Column: Mexican players finding comfort, success in Portugal

FC Porto's Hector Herrera goes airborne for a header against Juventus' Sami Khedira during a UEFA Champions League game in February.
(Jose Coelho / EPA)

When Mexican national team players began streaming into Europe a decade ago, most landed in the predictable places: The English Premier League, Spain’s La Liga and Italy’s Serie A.

But in the last five years, Portugal’s Primeira Liga has emerged as a popular destination. Of the 11 European-based players called up by Mexico for this week’s World Cup qualifiers, three are with Portuguese clubs.

And that number could soon be growing.

“Portugal is a good environment to avoid a big cultural and football clash for a player coming from southern or Central America,” said Fernando Gomes, a legendary Porto player and now the scouting director for the club, home to four Mexicans. “The quality of the players, mixed with the characteristics of FC Porto, can produce a good mix for Mexican players.”


The best example of that may be midfielder Hector Herrera. After two years with Pachuca in the Mexican league he jumped, at 23, to Porto, where he was named team captain en route to playing in four straight Champions League tournaments.

“One of my goals as a player has always been to play in Europe,” Herrera, a Tijuana native, wrote in an email interview. “There were a few clubs interested but I thought FC Porto was the best choice and my experience here so far has proven me right.

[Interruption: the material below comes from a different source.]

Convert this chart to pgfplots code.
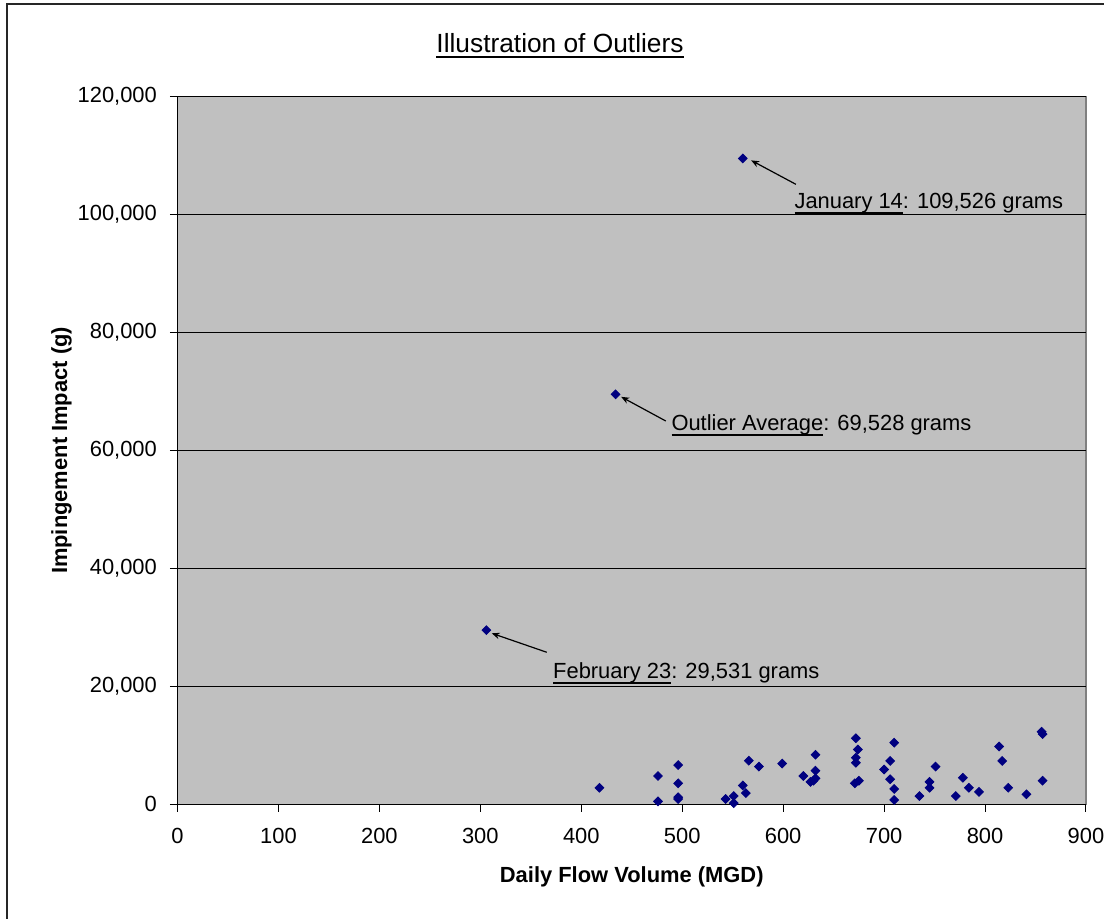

“I joined thinking about evolving both as a player and as a man. The most valuable thing I’ve learned compared to Mexico was to play with higher intensity.”

Galaxy midfielder Joao Pedro, who played parts of three seasons in Portugal, said the Mexicans have improved the quality of play in the first-division league.


“They are really good players. They brought technical quality,” he said. “Very experienced players too.

“Of course they are national team players so they add something to the [league].”

But Pedro also believes many players, from Mexico and elsewhere, see the Primeira Liga as a portal to teams in Europe’s top-tier leagues.

“That’s how the Mexicans can show themselves to Europe,” he said.


None of the current national team players have made the jump from Portugal to bigger teams but many have used success in one country as a springboard to opportunities in another.

Javier “Chicharito” Hernandez played in the English Premier League, La Liga and the German Bundesliga in the last two seasons while Andres Guardado played in both Spain and Germany before landing in the Dutch Eredivisie.

“The more players they have in Europe the more strong the Mexican national team [becomes],” said Herrera, whose Porto teammates include national team defender Miguel Layun and injured forward Jesus Manuel Corona, who will miss this month’s qualifiers against Costa Rica and Trinidad and Tobago.

National team forward Raul Jimenez plays for Primeira Liga rival Benfica, which is headed toward its fourth straight title.


“I’m not saying the ones who play in Mexico are not as competitive,” Herrera continued. “But I believe it helps to have European experience. When mentalities are more open, I’m pretty sure we’ll have more Mexicans playing in Europe. There are a lot of young talents who can reach European level.”

Traditionally the move to Europe has been a difficult one for Mexican players. Not only is the food, weather and often the language different, but the competition is far stiffer as well.

Jared Borgetti, a legend with the national team, lasted just one dismal season with England’s Bolton Wanderers. And Cuauhtemoc Blanco had a forgettable 23-game loan to Spain’s Real Valladolid before returning to Mexico, a trip other national team players such as Pablo Barrera, Javier Aquino, Efrain Juarez, Guillermo Franco and Omar Bravo also made.

That’s changing, partly because a European pedigree is now considered essential for a world-class players. For example, of the 24 players originally named to the U.S. team for this week’s qualifiers, 14 played on the continent.


“For any player the ultimate goal, especially at their peak, should be playing in Europe,” Juan Carlos Osorio, coach of the Mexican national team, told last year. Especially since seven of the 11 European-based players on his roster competed this year in the Champions League, the most prestigious club tournament in the world and one that has steeled his team for the rigors of international competition.

Gomes, the former Porto star, said landing in a place like Portugal, where the language and lifestyle is similar, can make that move smoother for many Mexicans.

“When a player changes from a club to another club, he needs time to adjust. When the change is from a league to another, it’s more difficult. Finally when the change is from a continent to another, then the process of adaptation really needs to be good,” he said.

“The Mexicans needed to pass the same process like the Brazilians. They needed to adapt to the pace of the game in Europe and learn difficult styles of play. It’s not fair to say that it’s more easy or difficult for Mexicans because each player has his own adaptation process. What we can say at the moment is that Mexicans we have in Porto are well-adapted and are developing.”


It’s worked for Herrera.

“It reminds us of home,” he said of Porto, Portugal’s second-largest city. “There are very similar habits and people are extremely nice and friendly. They look out for you and make you feel comfortable.

“That’s why Mexican players love to come to Porto even when they have good [offers] from other countries.”